Confira destaques da programação:
Itaquera
Dançantes animados
Com Coletivo Catota
Crie um personagem articulado com papel e experimente texturas variadas a partir da técnica de stopmotion. Criaturas ganham movimentos para conquistar o mundo com dancinhas para lá de divertidas. Ao final, os participantes celebraram juntos uma projeção animada dos dançantes produzidos. Dias 5 e 12/7. Sábado, às 10h. GRÁTIS.
Mogi das Cruzes
Experimente a mecânica do Pedra-Papel-Tesoura
Com coletivo Máquina Tudo Que tal experimentar a mecânica do tradicional jogo Joquempô em duas máquinas criadas exclusivamente para o FestA!? Os jogos partem da mecânica do Pedra-Papel-Tesoura e prometem provocar a diversão e o aprendizado dos participantes por meio de tecnologias analógicas e digitais. Dias 5 e 12/7. Sábado, às 11h. Dias 6 e 13/7. Domingo, às 11h.
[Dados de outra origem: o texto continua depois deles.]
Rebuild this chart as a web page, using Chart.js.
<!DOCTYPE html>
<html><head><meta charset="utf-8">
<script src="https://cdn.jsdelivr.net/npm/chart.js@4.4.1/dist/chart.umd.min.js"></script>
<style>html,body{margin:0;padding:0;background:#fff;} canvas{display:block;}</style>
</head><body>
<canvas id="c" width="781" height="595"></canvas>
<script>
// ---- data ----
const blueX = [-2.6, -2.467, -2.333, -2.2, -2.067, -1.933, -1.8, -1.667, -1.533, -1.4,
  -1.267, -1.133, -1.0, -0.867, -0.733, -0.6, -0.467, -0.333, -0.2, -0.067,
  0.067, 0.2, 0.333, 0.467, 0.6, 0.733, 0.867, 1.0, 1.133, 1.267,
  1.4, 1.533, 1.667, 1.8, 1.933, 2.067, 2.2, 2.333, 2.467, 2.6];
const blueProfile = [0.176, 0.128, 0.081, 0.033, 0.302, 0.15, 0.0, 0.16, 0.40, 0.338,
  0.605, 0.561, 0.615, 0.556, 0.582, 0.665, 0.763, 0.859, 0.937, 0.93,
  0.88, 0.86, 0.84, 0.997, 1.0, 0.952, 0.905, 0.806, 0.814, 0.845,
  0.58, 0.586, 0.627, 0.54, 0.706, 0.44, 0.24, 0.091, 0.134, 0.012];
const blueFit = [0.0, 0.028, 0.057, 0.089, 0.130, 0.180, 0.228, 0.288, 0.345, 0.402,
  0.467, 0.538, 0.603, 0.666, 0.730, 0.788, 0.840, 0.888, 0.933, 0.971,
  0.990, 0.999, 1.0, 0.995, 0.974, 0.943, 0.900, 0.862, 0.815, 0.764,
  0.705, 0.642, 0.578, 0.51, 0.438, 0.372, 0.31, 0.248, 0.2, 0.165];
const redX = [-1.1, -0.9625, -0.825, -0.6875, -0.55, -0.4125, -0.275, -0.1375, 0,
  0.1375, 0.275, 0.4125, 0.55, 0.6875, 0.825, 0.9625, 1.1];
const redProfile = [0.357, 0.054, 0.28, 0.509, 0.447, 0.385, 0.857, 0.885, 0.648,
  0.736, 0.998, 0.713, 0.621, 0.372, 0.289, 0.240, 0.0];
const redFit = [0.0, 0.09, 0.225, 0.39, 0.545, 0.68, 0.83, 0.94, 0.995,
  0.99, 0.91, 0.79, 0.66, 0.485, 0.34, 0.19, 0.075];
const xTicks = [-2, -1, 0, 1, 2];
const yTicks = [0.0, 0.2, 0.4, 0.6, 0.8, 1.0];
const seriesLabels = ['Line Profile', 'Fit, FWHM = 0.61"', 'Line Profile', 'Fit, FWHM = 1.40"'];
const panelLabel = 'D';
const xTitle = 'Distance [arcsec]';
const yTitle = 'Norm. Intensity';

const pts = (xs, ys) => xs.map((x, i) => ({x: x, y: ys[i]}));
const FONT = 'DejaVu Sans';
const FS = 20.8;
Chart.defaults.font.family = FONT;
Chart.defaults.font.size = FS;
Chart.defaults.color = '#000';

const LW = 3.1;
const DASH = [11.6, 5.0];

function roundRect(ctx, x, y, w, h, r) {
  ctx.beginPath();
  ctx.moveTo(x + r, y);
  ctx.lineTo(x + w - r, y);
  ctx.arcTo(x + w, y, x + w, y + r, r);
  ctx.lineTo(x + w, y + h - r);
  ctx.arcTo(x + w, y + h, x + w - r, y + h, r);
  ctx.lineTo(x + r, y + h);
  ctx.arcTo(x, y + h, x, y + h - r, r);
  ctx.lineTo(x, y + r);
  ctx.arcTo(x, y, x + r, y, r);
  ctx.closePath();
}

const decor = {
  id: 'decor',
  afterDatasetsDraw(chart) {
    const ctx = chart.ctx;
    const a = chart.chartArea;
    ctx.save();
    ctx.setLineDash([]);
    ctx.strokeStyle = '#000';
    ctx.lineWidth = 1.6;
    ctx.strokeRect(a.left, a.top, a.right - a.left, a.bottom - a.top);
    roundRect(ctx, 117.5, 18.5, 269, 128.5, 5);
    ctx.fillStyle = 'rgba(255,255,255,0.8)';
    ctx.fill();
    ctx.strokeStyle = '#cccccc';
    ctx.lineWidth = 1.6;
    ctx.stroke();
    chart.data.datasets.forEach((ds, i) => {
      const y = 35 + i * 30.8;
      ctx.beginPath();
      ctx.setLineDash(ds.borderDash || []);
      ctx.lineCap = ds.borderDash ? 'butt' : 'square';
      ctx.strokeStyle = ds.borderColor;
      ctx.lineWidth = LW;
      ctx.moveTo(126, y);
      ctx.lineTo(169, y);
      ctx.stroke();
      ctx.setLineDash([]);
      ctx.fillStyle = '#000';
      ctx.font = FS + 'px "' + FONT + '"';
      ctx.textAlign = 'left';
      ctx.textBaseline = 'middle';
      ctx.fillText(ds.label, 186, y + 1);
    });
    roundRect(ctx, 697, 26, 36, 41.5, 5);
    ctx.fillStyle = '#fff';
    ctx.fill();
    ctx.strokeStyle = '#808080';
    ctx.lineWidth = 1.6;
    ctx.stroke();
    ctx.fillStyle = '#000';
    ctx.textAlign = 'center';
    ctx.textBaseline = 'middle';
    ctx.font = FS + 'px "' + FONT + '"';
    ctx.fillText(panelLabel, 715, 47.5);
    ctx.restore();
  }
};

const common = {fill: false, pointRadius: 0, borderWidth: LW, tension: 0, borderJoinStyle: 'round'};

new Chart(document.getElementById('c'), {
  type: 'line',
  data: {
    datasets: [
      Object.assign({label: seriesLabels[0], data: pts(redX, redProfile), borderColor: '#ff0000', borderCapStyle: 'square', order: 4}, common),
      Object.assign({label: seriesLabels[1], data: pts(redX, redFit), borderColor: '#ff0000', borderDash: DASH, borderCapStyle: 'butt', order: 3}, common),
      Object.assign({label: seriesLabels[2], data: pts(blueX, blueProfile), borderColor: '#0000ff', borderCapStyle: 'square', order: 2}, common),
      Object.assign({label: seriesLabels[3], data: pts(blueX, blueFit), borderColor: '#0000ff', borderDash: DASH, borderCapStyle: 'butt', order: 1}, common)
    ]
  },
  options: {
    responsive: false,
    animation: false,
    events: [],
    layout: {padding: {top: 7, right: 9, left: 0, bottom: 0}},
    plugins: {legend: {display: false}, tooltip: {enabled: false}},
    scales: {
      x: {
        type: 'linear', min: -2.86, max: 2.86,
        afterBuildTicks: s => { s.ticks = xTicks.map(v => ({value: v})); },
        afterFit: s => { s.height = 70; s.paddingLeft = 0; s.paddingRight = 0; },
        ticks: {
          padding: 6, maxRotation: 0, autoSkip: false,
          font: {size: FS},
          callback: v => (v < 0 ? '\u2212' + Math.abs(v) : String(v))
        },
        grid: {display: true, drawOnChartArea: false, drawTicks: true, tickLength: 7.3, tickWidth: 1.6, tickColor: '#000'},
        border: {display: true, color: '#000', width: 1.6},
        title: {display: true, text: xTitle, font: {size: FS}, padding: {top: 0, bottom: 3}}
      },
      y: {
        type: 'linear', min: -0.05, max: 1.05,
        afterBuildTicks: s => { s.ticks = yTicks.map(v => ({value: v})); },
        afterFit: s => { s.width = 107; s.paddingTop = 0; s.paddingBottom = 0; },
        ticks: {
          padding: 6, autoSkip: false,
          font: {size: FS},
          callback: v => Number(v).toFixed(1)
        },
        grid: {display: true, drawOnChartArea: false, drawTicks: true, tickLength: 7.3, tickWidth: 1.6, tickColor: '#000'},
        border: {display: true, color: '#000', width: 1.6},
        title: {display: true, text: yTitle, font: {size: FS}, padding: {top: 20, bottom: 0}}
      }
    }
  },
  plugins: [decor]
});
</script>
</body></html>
GRÁTIS.
Birigui
Impressões de Clichês de Madeira
Com Xilomóvel
Nesta oficina, os participantes brincam com a impressão de matrizes de xilogravura recortadas. Os diversos clichês de madeira podem ser montados livremente pelos participantes em camas de impressão, utilizando duas cores de tinta gráfica e equipamentos tradicionais da gravura, como o rolo de entintagem e a prensa. Dia 12/7. Sábado, às 14h. Dia 13/7. Domingo, às 14h. GRÁTIS.
Ribeirão Preto
Coração Morada
Com Coletivo Meio Fio
O que mora no seu coração? A oficina convida participantes de todas as idades a bordar livremente, em um tecido, seus desejos e sonhos, sobre um coração anatômico impresso. Dia 12/7. Sábado, às 15:30. Dia 13/7. Domingo, às 13h e às 15h30. GRÁTIS.
Sesc Digital
Introdução à marcenaria – Móvel modular
Com Joici Ohashi
Neste curso online, a designer de móveis e marceneira Joici Ohashi apresenta o universo da marcenaria da teoria à prática, ensinando a criar móveis modulares versáteis e funcionais. Para isso, unem-se habilidades técnicas e conceitos de design funcional para o participante explorar a criação manual com autonomia e segurança e descobrir a da marcenaria, como forma de expressão, trabalho e realização pessoal. Inscreva-se em sescsp.org.br/ead. GRÁTIS.